* [What this task involves]: Where a line holds the string "matplotlib", return that line.

####################

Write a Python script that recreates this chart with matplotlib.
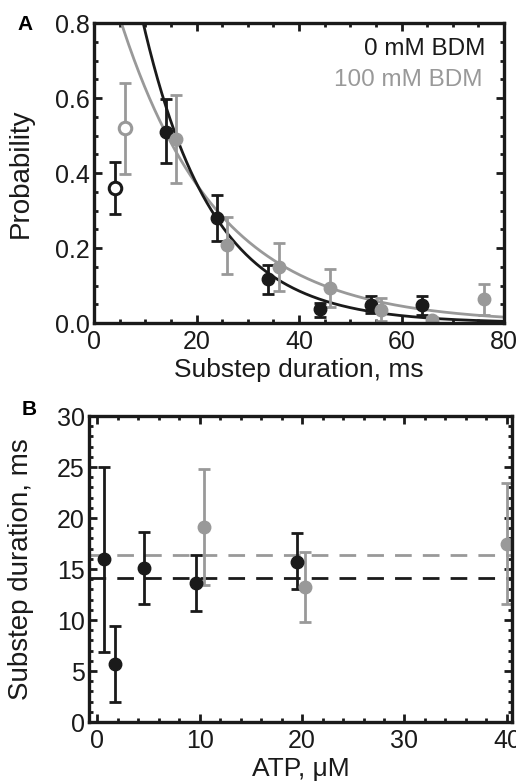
import numpy as np
import matplotlib
matplotlib.use("Agg")
import matplotlib.pyplot as plt
from matplotlib.ticker import MultipleLocator, FormatStrFormatter

plt.rcParams['font.family'] = ['Liberation Sans', 'DejaVu Sans']

BLACK = "#1a1a1a"
GRAY = "#999999"

# panel A: substep duration histograms (0 mM BDM black, 100 mM BDM gray)
a_black_x = [4, 14, 24, 34, 44, 54, 64]
a_black_y = [0.36, 0.51, 0.28, 0.117, 0.037, 0.048, 0.048]
a_black_lo = [0.29, 0.427, 0.219, 0.077, 0.016, 0.027, 0.021]
a_black_hi = [0.43, 0.597, 0.341, 0.155, 0.053, 0.072, 0.072]

a_gray_x = [6, 16, 26, 36, 46, 56, 66, 76]
a_gray_y = [0.52, 0.49, 0.208, 0.149, 0.093, 0.035, 0.008, 0.064]
a_gray_lo = [0.397, 0.373, 0.131, 0.085, 0.043, 0.005, 0.0, 0.021]
a_gray_hi = [0.64, 0.608, 0.283, 0.213, 0.144, 0.067, 0.016, 0.104]

# exponential fits (amplitude, time constant in ms)
fit_black = (1.62, 13.6)
fit_gray = (1.06, 19.0)

# panel B: substep duration vs ATP
b_black_x = [0.7, 1.7, 4.6, 9.6, 19.5]
b_black_y = [16.0, 5.7, 15.1, 13.6, 15.7]
b_black_lo = [6.9, 2.0, 11.6, 10.9, 13.0]
b_black_hi = [25.0, 9.4, 18.6, 16.4, 18.5]

b_gray_x = [10.4, 20.3, 40.0]
b_gray_y = [19.1, 13.2, 17.5]
b_gray_lo = [13.4, 9.8, 11.6]
b_gray_hi = [24.8, 16.7, 23.4]

mean_black = 14.1
mean_gray = 16.4


def yerr(y, lo, hi):
    y = np.array(y)
    return [y - np.array(lo), np.array(hi) - y]


def style_axes(ax):
    for s in ax.spines.values():
        s.set_linewidth(2.4)
        s.set_color(BLACK)
    ax.tick_params(which="both", direction="in", top=True, right=True,
                   width=2.0, colors=BLACK, labelsize=18)
    ax.tick_params(axis="x", pad=5)
    ax.tick_params(axis="y", pad=3)
    ax.tick_params(which="major", length=6)
    ax.tick_params(which="minor", length=3)


fig = plt.figure(figsize=(5.16, 7.81), dpi=100)

# ---- panel A
ax = fig.add_axes([0.1822, 0.5864, 0.7946, 0.3841])
xs = np.linspace(0, 80, 400)
ax.plot(xs, fit_gray[0] * np.exp(-xs / fit_gray[1]), color=GRAY, lw=2)
ax.plot(xs, fit_black[0] * np.exp(-xs / fit_black[1]), color=BLACK, lw=2)

ekw = dict(fmt="none", elinewidth=2, capsize=4.5, capthick=2)
ax.errorbar(a_black_x, a_black_y, yerr=yerr(a_black_y, a_black_lo, a_black_hi), ecolor=BLACK, **ekw)
ax.errorbar(a_gray_x, a_gray_y, yerr=yerr(a_gray_y, a_gray_lo, a_gray_hi), ecolor=GRAY, **ekw)
# first bins drawn as open circles
ax.plot(a_black_x[:1], a_black_y[:1], "o", ms=9, mfc="white", mec=BLACK, mew=2.2)
ax.plot(a_gray_x[:1], a_gray_y[:1], "o", ms=9, mfc="white", mec=GRAY, mew=2.2)
ax.plot(a_black_x[1:], a_black_y[1:], "o", ms=9, color=BLACK)
ax.plot(a_gray_x[1:], a_gray_y[1:], "o", ms=9, color=GRAY)

ax.set_xlim(0, 80)
ax.set_ylim(0, 0.8)
ax.xaxis.set_major_locator(MultipleLocator(20))
ax.xaxis.set_minor_locator(MultipleLocator(5))
ax.yaxis.set_major_locator(MultipleLocator(0.2))
ax.yaxis.set_minor_locator(MultipleLocator(0.05))
ax.yaxis.set_major_formatter(FormatStrFormatter("%.1f"))
style_axes(ax)
ax.set_xlabel("Substep duration, ms", fontsize=19, color=BLACK)
ax.set_ylabel("Probability", fontsize=20, color=BLACK)
ax.xaxis.set_label_coords(0.5, -0.115)
ax.yaxis.set_label_coords(-0.147, 0.5)
ax.text(0.955, 0.915, "0 mM BDM", transform=ax.transAxes, ha="right", va="center",
        fontsize=17.5, color=BLACK)
ax.text(0.948, 0.81, "100 mM BDM", transform=ax.transAxes, ha="right", va="center",
        fontsize=17.5, color=GRAY)
fig.text(17 / 516, 1 - 25 / 781, "A", fontsize=15, fontweight="bold", ha="left", va="center")

# ---- panel B
bx = fig.add_axes([0.1725, 0.0755, 0.8198, 0.3918])
bx.axhline(mean_gray, color=GRAY, lw=2, dashes=(6, 4))
bx.axhline(mean_black, color=BLACK, lw=2, dashes=(6, 4))
ekw2 = dict(fmt="o", ms=9, elinewidth=2, capsize=4.5, capthick=2)
bx.errorbar(b_black_x, b_black_y, yerr=yerr(b_black_y, b_black_lo, b_black_hi),
            color=BLACK, ecolor=BLACK, **ekw2)
bx.errorbar(b_gray_x, b_gray_y, yerr=yerr(b_gray_y, b_gray_lo, b_gray_hi),
            color=GRAY, ecolor=GRAY, **ekw2)
bx.set_xlim(-0.8, 40.5)
bx.set_ylim(0, 30)
bx.xaxis.set_major_locator(MultipleLocator(10))
bx.xaxis.set_minor_locator(MultipleLocator(2))
bx.yaxis.set_major_locator(MultipleLocator(5))
bx.yaxis.set_minor_locator(MultipleLocator(1))
style_axes(bx)
bx.set_xlabel("ATP, \u03bcM", fontsize=19, color=BLACK)
bx.set_ylabel("Substep duration, ms", fontsize=20, color=BLACK)
bx.xaxis.set_label_coords(0.5, -0.115)
bx.yaxis.set_label_coords(-0.13, 0.5)
fig.text(22 / 516, 1 - 410 / 781, "B", fontsize=15, fontweight="bold", ha="left", va="center")

fig.savefig("out.png", dpi=100)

####################

* [Result of the task]:
Write a Python script that recreates this chart with matplotlib.
import matplotlib
matplotlib.use("Agg")
import matplotlib.pyplot as plt
from matplotlib.ticker import MultipleLocator, FormatStrFormatter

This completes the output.